> **THE EXERCISE**: Reproduce exactly the lines from the top of the records below through the line holding "(0,0) rectangle (467,881);".

►

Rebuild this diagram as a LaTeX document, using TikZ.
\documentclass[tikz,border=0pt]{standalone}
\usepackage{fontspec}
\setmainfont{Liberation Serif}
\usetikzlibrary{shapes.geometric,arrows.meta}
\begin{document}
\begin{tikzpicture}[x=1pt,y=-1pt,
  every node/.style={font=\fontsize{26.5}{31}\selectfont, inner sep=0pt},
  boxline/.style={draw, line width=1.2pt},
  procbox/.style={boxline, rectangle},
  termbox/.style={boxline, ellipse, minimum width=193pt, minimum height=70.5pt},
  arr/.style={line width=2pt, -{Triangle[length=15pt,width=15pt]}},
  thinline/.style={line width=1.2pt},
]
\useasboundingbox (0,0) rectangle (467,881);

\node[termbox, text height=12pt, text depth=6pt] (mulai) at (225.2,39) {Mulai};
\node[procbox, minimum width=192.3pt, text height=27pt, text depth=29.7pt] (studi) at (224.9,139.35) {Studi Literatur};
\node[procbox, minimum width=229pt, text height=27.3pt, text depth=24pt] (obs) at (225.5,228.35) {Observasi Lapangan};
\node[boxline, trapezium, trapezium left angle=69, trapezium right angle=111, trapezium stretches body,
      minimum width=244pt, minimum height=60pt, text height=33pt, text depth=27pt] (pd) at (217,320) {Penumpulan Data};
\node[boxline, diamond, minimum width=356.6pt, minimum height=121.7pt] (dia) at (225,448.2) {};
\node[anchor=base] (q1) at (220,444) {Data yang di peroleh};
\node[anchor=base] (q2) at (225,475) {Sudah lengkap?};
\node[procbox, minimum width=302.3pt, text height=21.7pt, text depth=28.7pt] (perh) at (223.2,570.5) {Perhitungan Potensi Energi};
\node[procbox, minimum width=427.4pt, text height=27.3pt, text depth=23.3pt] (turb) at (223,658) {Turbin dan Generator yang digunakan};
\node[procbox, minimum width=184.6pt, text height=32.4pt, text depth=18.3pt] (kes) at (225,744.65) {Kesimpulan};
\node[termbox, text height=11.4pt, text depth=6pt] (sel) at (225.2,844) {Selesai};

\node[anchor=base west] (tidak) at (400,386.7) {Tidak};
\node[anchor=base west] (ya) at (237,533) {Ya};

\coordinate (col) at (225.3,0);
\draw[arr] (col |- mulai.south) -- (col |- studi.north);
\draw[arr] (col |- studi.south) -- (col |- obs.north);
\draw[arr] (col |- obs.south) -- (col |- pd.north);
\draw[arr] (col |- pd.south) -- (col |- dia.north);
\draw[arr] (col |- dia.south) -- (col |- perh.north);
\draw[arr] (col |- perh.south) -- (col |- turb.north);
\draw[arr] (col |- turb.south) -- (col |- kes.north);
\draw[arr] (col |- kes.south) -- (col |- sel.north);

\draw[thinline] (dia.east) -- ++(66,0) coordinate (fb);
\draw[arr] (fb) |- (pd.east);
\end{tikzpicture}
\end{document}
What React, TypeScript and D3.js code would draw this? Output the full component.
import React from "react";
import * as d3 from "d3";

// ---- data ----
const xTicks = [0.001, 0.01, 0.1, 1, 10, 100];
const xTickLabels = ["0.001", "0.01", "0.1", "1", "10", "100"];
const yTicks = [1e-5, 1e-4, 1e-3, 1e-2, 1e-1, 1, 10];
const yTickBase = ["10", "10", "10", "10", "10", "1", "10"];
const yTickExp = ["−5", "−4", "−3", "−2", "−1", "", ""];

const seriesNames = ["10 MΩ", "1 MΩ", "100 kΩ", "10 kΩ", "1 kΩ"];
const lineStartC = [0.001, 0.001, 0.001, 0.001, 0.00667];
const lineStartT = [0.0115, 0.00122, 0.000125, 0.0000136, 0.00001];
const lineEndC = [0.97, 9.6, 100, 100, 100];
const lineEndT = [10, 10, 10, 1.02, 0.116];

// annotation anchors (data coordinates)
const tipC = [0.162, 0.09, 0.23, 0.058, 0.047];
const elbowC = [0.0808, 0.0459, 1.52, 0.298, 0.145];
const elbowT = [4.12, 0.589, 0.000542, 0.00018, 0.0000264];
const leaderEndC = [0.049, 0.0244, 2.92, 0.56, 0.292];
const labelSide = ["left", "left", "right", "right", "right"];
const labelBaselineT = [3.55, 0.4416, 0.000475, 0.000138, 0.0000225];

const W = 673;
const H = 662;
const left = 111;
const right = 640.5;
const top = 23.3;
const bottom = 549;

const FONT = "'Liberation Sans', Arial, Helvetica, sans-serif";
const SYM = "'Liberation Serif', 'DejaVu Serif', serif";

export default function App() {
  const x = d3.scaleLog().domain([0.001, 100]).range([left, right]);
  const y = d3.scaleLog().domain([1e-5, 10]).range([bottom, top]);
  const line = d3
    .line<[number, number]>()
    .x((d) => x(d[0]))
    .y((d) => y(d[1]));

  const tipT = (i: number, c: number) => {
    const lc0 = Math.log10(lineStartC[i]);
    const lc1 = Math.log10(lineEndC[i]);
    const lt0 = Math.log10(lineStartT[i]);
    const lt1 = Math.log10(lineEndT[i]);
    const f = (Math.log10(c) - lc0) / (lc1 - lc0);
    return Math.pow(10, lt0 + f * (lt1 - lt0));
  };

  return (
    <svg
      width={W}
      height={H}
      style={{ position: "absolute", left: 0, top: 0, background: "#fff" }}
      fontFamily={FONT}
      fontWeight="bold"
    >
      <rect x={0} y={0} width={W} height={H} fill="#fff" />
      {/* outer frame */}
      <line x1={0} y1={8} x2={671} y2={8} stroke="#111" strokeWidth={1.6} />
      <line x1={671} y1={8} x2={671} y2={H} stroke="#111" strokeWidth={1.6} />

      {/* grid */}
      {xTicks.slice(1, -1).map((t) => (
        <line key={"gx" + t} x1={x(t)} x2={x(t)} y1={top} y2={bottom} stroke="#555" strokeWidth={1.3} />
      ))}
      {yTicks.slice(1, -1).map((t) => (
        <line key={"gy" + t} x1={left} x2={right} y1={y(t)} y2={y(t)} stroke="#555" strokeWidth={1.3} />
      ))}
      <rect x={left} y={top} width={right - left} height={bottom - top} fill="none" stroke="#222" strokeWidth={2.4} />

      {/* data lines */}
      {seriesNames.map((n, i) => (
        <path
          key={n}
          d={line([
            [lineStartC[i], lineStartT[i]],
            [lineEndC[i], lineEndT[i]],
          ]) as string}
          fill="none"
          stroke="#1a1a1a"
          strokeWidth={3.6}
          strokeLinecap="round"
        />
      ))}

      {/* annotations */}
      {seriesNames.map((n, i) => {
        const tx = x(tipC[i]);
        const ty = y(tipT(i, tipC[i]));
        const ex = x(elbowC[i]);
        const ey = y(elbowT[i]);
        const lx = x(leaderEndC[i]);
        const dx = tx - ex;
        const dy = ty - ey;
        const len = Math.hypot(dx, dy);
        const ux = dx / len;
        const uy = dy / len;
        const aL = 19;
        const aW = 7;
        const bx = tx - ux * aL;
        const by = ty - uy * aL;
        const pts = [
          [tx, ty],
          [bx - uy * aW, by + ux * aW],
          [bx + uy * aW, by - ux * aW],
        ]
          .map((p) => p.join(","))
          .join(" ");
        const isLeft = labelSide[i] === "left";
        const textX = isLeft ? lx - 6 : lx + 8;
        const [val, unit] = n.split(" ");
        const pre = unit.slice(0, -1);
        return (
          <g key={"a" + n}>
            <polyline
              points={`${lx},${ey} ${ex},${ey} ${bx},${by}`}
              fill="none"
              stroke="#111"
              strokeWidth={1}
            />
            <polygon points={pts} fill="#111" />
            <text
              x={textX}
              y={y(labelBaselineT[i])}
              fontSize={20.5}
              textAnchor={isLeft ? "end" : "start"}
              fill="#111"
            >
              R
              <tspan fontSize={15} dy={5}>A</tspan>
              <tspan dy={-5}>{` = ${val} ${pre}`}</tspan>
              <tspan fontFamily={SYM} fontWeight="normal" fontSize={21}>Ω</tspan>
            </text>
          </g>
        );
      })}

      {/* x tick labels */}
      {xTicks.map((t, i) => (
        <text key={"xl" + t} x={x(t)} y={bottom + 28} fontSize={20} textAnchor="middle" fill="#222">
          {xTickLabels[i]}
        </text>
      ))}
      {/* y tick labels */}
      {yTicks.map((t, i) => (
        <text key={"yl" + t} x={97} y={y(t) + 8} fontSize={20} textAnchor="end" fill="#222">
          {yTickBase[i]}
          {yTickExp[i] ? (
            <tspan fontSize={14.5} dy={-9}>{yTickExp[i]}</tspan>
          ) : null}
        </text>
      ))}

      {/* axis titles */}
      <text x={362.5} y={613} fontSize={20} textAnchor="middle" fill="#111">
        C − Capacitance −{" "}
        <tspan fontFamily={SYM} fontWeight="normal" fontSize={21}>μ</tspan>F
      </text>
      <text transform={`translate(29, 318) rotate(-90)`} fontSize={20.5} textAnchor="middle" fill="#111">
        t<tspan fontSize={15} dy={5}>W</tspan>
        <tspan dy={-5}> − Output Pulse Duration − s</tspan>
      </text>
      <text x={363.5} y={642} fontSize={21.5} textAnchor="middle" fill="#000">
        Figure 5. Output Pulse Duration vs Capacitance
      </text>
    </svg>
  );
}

◄

> **TASK OUTPUT**:
Rebuild this diagram as a LaTeX document, using TikZ.
\documentclass[tikz,border=0pt]{standalone}
\usepackage{fontspec}
\setmainfont{Liberation Serif}
\usetikzlibrary{shapes.geometric,arrows.meta}
\begin{document}
\begin{tikzpicture}[x=1pt,y=-1pt,
  every node/.style={font=\fontsize{26.5}{31}\selectfont, inner sep=0pt},
  boxline/.style={draw, line width=1.2pt},
  procbox/.style={boxline, rectangle},
  termbox/.style={boxline, ellipse, minimum width=193pt, minimum height=70.5pt},
  arr/.style={line width=2pt, -{Triangle[length=15pt,width=15pt]}},
  thinline/.style={line width=1.2pt},
]
\useasboundingbox (0,0) rectangle (467,881);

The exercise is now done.